Lula nous l’a dit : il n’y a pas d’issue judiciaire pour nous dans ce type de situation. Aucune naïveté n’est possible. Tout est politique et la réplique doit être aussi politique et coûteuse pour nos adversaires qu’elle l’est pour nous. Les noms des manipulateurs, leurs réseaux, leurs mensonges et montages doivent être mis à nus. Il faut retourner les procédures contre leurs auteurs. Moro aujourd’hui fait l’objet de plusieurs incriminations judiciaires du fait des révélations sur son attitude secrète. L’attention du public doit être attirée sur les manipulateurs, leurs carrières, comme elle l’est sur les accusations pourtant mensongères dont nous souffrons.

Au plan international, nous avons décidé cet été de nous coordonner et ma tournée y a contribué de façon très directe. Car je ne me suis pas contenté de mener mon enquête à propos du nouveau moment politique dans le sous-continent latino-américain et sur les percées vers le nord jusqu’aux États-Unis. Sur ce thème, ma moisson est importante également.

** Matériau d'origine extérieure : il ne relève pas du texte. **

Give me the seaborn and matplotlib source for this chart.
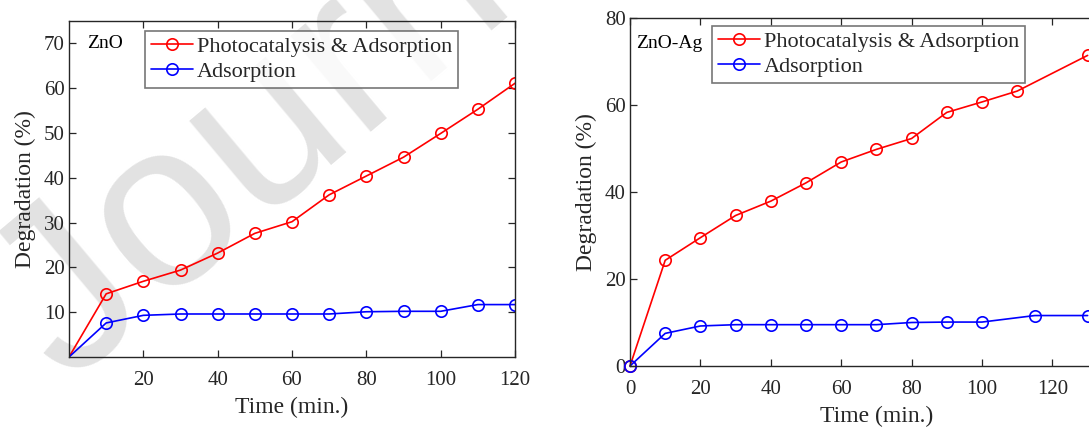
import matplotlib
matplotlib.use("Agg")
import matplotlib.pyplot as plt
import seaborn as sns
import pandas as pd
from matplotlib.lines import Line2D

# ---- data ----
zno_time_pa = [0, 10, 20, 30, 40, 50, 60, 70, 80, 90, 100, 110, 120]
zno_pa = [0, 14.1, 16.9, 19.4, 23.2, 27.6, 30.2, 36.2, 40.4, 44.6, 49.9, 55.3, 61.1]
zno_time_ad = [0, 10, 20, 30, 40, 50, 60, 70, 80, 90, 100, 110, 120]
zno_ad = [0, 7.6, 9.3, 9.6, 9.6, 9.6, 9.6, 9.6, 10.1, 10.2, 10.2, 11.7, 11.7]

ag_time_pa = [0, 10, 20, 30, 40, 50, 60, 70, 80, 90, 100, 110, 130]
ag_pa = [0, 24.3, 29.5, 34.6, 37.9, 42.1, 46.9, 49.8, 52.3, 58.3, 60.7, 63.2, 71.4]
ag_time_ad = [0, 10, 20, 30, 40, 50, 60, 70, 80, 90, 100, 115, 130]
ag_ad = [0, 7.5, 9.2, 9.5, 9.5, 9.5, 9.5, 9.5, 10.0, 10.1, 10.1, 11.6, 11.6]

series_labels = ["Photocatalysis & Adsorption", "Adsorption"]
panel_labels = ["ZnO", "ZnO-Ag"]
xlabel = "Time (min.)"
ylabel = "Degradation (%)"
watermark = "Journal Pre-proof"

sns.set_style("ticks")
plt.rcParams["font.family"] = ["Liberation Serif", "DejaVu Serif"]

W, H = 1089, 433
fig = plt.figure(figsize=(W / 100, H / 100), dpi=100)

# watermark (behind everything)
fig.text(68 / W, 1 - 386 / H, watermark, rotation=40, rotation_mode="anchor",
         fontsize=170, color="#e2e2e2", family=["Liberation Sans", "DejaVu Sans"],
         ha="left", va="baseline", zorder=-5)

def px_axes(l, t, r, b):
    return fig.add_axes([l / W, 1 - b / H, (r - l) / W, (b - t) / H])

ax1 = px_axes(69, 21, 515, 357)
ax2 = px_axes(630, 18, 630 + 140 * 3.52, 366)

tc = "#262626"
red = "#ff0000"
blue = "#0000ff"
MS = 8.2

def draw(ax, tpa, ypa, tad, yad, skip_first):
    me = slice(1, None) if skip_first else None
    df1 = pd.DataFrame({"t": tpa, "y": ypa})
    df2 = pd.DataFrame({"t": tad, "y": yad})
    sns.lineplot(data=df1, x="t", y="y", ax=ax, color=red, marker="o",
                 markersize=MS, markerfacecolor="none", markeredgecolor=red,
                 markeredgewidth=1.2, linewidth=1.2, markevery=me, clip_on=skip_first)
    sns.lineplot(data=df2, x="t", y="y", ax=ax, color=blue, marker="o",
                 markersize=MS, markerfacecolor="none", markeredgecolor=blue,
                 markeredgewidth=1.2, linewidth=1.2, markevery=me, clip_on=skip_first)
    ax.patch.set_alpha(0)
    for s in ax.spines.values():
        s.set_color(tc)
        s.set_linewidth(1.0)
        s.set_visible(True)
    ax.tick_params(direction="in", length=5, width=0.9, color=tc, labelcolor=tc,
                   labelsize=15, top=True, right=True)
    ax.tick_params(axis="x", pad=10)
    ax.tick_params(axis="y", pad=3)
    ax.set_xlabel(xlabel, fontsize=17, color=tc, labelpad=5)
    ax.set_ylabel(ylabel, fontsize=17, color=tc, labelpad=6)
    handles = [Line2D([], [], color=red, marker="o", markersize=MS, mfc="none", mew=1.2, lw=1.2),
               Line2D([], [], color=blue, marker="o", markersize=MS, mfc="none", mew=1.2, lw=1.2)]
    return handles

def add_legend(ax, h, x0, y0):
    leg = ax.legend(h, series_labels, loc="upper left", bbox_to_anchor=(x0, y0),
                    fontsize=16, frameon=True, fancybox=False, edgecolor="#555555",
                    handlelength=1.9, handletextpad=0.2, borderpad=0.25, labelspacing=0.2,
                    borderaxespad=0)
    leg.get_frame().set_linewidth(1.2)
    for t in leg.get_texts():
        t.set_color(tc)

h = draw(ax1, zno_time_pa, zno_pa, zno_time_ad, zno_ad, True)
ax1.set_xlim(0, 120)
ax1.set_ylim(0, 75)
ax1.set_xticks([20, 40, 60, 80, 100, 120])
ax1.set_yticks([10, 20, 30, 40, 50, 60, 70])
add_legend(ax1, h, (145 - 69) / 446, 1 - (31 - 21) / 336)
ax1.text((87 - 69) / 446, 1 - (44 - 21) / 336, panel_labels[0], transform=ax1.transAxes,
         fontsize=14, color="black", ha="left", va="center")

h = draw(ax2, ag_time_pa, ag_pa, ag_time_ad, ag_ad, False)
ax2.set_xlim(0, 140)
ax2.set_ylim(0, 80)
ax2.set_xticks([0, 20, 40, 60, 80, 100, 120])
ax2.set_yticks([0, 20, 40, 60, 80])
add_legend(ax2, h, (712 - 630) / 493, 1 - (26 - 18) / 348)
ax2.text((636 - 630) / 493, 1 - (43 - 18) / 348, panel_labels[1], transform=ax2.transAxes,
         fontsize=14, color="black", ha="left", va="center")

fig.savefig("out.png", dpi=100)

Mais j’ai fait la tournée des juristes et des responsables politiques qui ont en charge les contre offensives dans le domaine du Lawfare. J’ai appris beaucoup sur ce thème. Il est devenu mondial. Il existe aujourd’hui une école de formation au Lawfare aux Etats Unis où se préparent les agents de cette forme de guerre. Il y a une étroite connexion entre les juges de tous les pays qui coopèrent dans la persécution politique. On croirait voir revenu le mode du plan Condor qui liait les militaires entre eux pour la persécution des militants politiques et syndicalistes dans les années 70. Nous allons donc établir notre propre système de connexion et de lutte en réseau pour aider ceux qui sont les plus isolés et les plus maltraités. Plusieurs ont évoqué l’aide que nous ont déjà apporté les hackers qui ont permis la révélation des manœuvres secrètes du « juge » Moro. On ne doit donc jamais exclure non plus des possibilités d’appui spontané venant aussi de l’intérieur de l’appareil judiciaires ou des salles de presse où se trouvent des gens qui croient à leur métier et refusent son abaissement à ces pratiques de vendetta. Nous sommes donc en cours d’organisation et il s’agit d’être rapidement au niveau, comme eux, en Europe, en Afrique, en Asie et aux Amériques (nord et sud).